Here’s How You Can Help The Looming Vaccination Crisis

You often read in this space about crisis communication.

Together, we are heading straight toward a crisis. Communication is needed right away, no matter who you are or what you do, as long as you believe in the scientific advancement in the vaccines that lead to near-complete immunity from COVID-19.

The numbers, as usual, don’t lie. It’s just about halftime and the anti-vaxxers are gaining on the rational thinkers. The “vaccine hesitant,” if they join the wrong team, will put the conspiracy theorists over the top in the second half and keep us in pandemic mode, maybe… forever?

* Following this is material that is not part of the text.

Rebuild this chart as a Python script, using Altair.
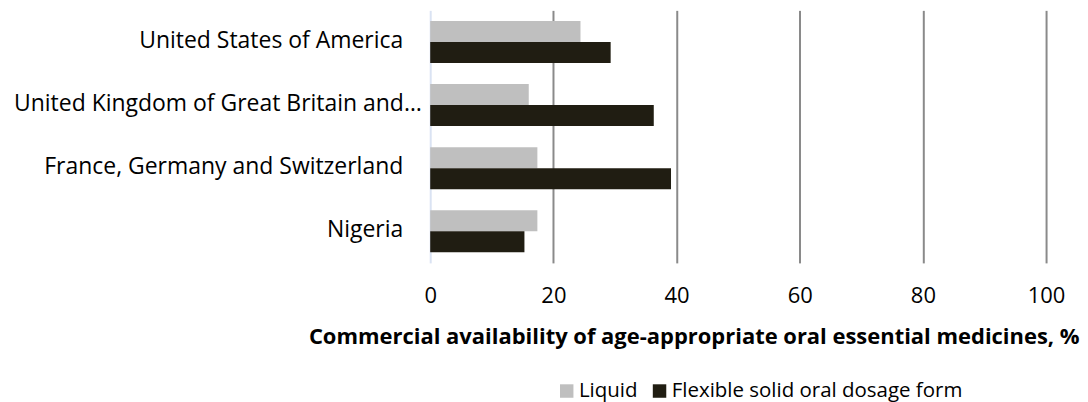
import altair as alt
import pandas as pd

categories = [
    "United States of America",
    "United Kingdom of Great Britain and…",
    "France, Germany and Switzerland",
    "Nigeria",
]
series = ["Liquid", "Flexible solid oral dosage form"]
liquid = [24.4, 16.0, 17.4, 17.4]
flexible = [29.3, 36.3, 39.1, 15.3]
colors = ["#bfbfbf", "#201d12"]
x_ticks = [0, 20, 40, 60, 80, 100]

rows = []
for c, l, f in zip(categories, liquid, flexible):
    rows.append({"country": c, "series": series[0], "value": l})
    rows.append({"country": c, "series": series[1], "value": f})
df = pd.DataFrame(rows)

FONT = "Open Sans"
long_label = categories[1]

chart = (
    alt.Chart(df)
    .mark_bar()
    .encode(
        y=alt.Y(
            "country:N",
            sort=categories,
            scale=alt.Scale(paddingInner=0.336, paddingOuter=0.168),
            axis=alt.Axis(
                title=None,
                ticks=False,
                grid=False,
                domain=False,
                labelPadding=alt.condition(
                    f"datum.value === '{long_label}'", alt.value(9), alt.value(27.5)
                ),
                labelOffset=-1,
                labelFontSize=23,
                labelColor="#000000",
                labelFont=FONT,
                labelLimit=500,
                minExtent=422.5,
                maxExtent=422.5,
            ),
        ),
        yOffset=alt.YOffset("series:N", sort=series, scale=alt.Scale(paddingInner=0)),
        x=alt.X(
            "value:Q",
            scale=alt.Scale(domain=[0, 100], nice=False),
            axis=alt.Axis(
                values=x_ticks,
                title="Commercial availability of age-appropriate oral essential medicines, %",
                titleFont=FONT,
                titleFontSize=22,
                titleFontWeight="bold",
                titleColor="#000000",
                titleX=264,
                titleY=74,
                titleAlign="center",
                titleBaseline="middle",
                titleAnchor="start",
                labelFont=FONT,
                labelFontSize=22,
                labelColor="#000000",
                labelPadding=23,
                labelBaseline="top",
                labelFlush=False,
                domain=False,
                ticks=False,
                grid=True,
                gridColor=alt.condition(
                    "datum.value === 0", alt.value("#dae3f3"), alt.value("#8a8a8a")
                ),
                gridWidth=2,
            ),
        ),
        color=alt.Color(
            "series:N",
            sort=series,
            scale=alt.Scale(domain=series, range=colors),
            legend=alt.Legend(
                title=None,
                orient="none",
                direction="horizontal",
                legendX=126.5,
                legendY=371,
                padding=0,
                symbolType="square",
                symbolSize=182,
                symbolStrokeWidth=0,
                labelFont=FONT,
                labelFontSize=20.5,
                labelColor="#000000",
                labelLimit=600,
                columnPadding=11,
                labelOffset=2,
            ),
        ),
    )
    .properties(
        width=617,
        height=253,
        padding={"left": 0, "top": 2, "right": 0, "bottom": 0},
        background="#ffffff",
    )
    .configure_view(strokeWidth=0, stroke="transparent")
)

chart.save("out.html", embed_options={"renderer": "svg", "actions": False})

You should be feeling urgency about this. I’ve been thinking about it since doing this live talk radio interview on Thursday, where I said this communication effort is going to have to be both broad and deep. 30-second public service announcements won’t get it done. So here’s how you can help:

-If you’re planning to post on social media about your vaccination, please don’t focus on your side effects. Maybe text that to friends and family, like you would if you had a bad cold? Without even realizing it, you’re giving reason to those in your network to not get vaccinated. They see a lot more about people they know complaining of one day of fever and chills than they do about the thousands who are hospitalized, clinging to life, today. There has been more online about side effects than about the effects of COVID itself otherwise (part of that is a stigma from early in the pandemic that must be erased).

-Many of the readers of this blog are professional communicators. For you, consider what you can do, for your clients or your company, to help in this effort. You have powerful platforms that you can influence.

-We also have many readers who are established personalities in media. You are trusted, valued, and even admired by your audience. Please think about how to tell them about your vaccination experience. You can have a real impact on your community and our society simple by getting a little personal. Your employer, if it really “cares” like all outlets purport to, should support you in this.

-If you are in a position to speak to this in a public forum, stop using health care buzzwords that mean nothing in real life, like “herd immunity.” Instead, speak clearly and personally, and a human and emotional level, about how unless nearly everyone gets vaccinated we can’t get schools consistently back to face-to-face learning and get concerts and events like weddings scheduled again.

If you personally know people who believed it when Rush Limbaugh said that “the coronavirus is the common cold” and still do or refer to a pandemic that has killed millions of people as a “fake plandemic,” there’s probably nothing you can do for them. But for those are are simply undecided and for whom rational arguments aren’t working, it’s time to meet them on an emotional level. You want this pandemic to wane, damn it. They do too. They need to do their part, as you did when you chose to get vaccinated.